Hiring Pressure and Margin Risk Are Rising Together

One of the more counterintuitive findings across multiple 2026 outlooks is that hiring difficulty is not easing even as overall demand moderates. New data from Sage and AGC shows that labor shortages persist across most trades, driven not by volume alone but by a structural shortfall in qualified workers entering the industry. Contractors who are winning work in the growth sectors are competing against each other for the same limited pool of experienced field personnel, pushing wage rates up and stretching project timelines.

This creates a margin squeeze that hits from both directions. Material costs remain elevated or unpredictable, labor costs are rising, and owners in softening sectors are pushing back on bid prices. Deloitte's outlook is direct on this point: firms that are investing in technology adoption and workforce flexibility are better positioned to protect margins than those relying on volume alone to cover overhead. AI-assisted estimating, scheduling, and field documentation tools are moving from optional to operationally important for firms trying to manage costs on thinner spreads.

The bifurcation also affects bonding and insurance. Gallagher Bassett notes that carriers are scrutinizing contractor financials more carefully in 2026, and firms with concentrated exposure to softening sectors may find capacity tightening at renewal. Diversification is no longer just a growth strategy. It is increasingly a risk management requirement.

Why This Matters for General Contractors

The central practical implication of the 2026 market split is that a contractor's sector mix now matters more than their total revenue. A firm doing $20 million in multifamily work faces a fundamentally different planning environment than one doing $20 million split across data center, healthcare, and infrastructure. Contractors who built their businesses on the assumption that a rising tide would carry all sectors are being forced to make active decisions about where to focus business development, which bids to pursue aggressively, and which to walk away from.

Positioning for the growth sectors is not simple. Data center and power project work often requires certifications, bonding levels, and subcontractor relationships that take time to develop. But the firms beginning that transition now, even by taking smaller subcontracting roles on larger projects to build experience and references, are creating options for 2027 and beyond that firms standing still will not have.

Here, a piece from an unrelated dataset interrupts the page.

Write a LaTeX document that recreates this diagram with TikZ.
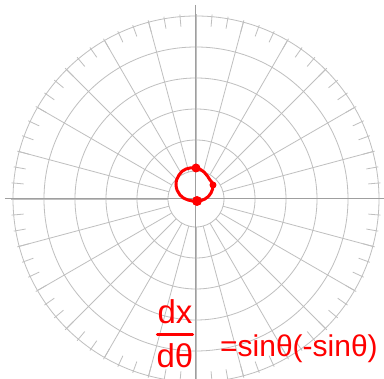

Workforce strategy deserves equal attention. In a market where labor is the primary constraint on growth in the sectors that are actually expanding, the ability to retain experienced crews and attract new talent directly determines a firm's ability to capture available work. That connection between operational capacity and business development is tighter in 2026 than it has been in years. The contractors who treat hiring, retention, and sector positioning as a single integrated strategy rather than separate administrative functions are the ones most likely to come out of this bifurcated market in a stronger competitive position.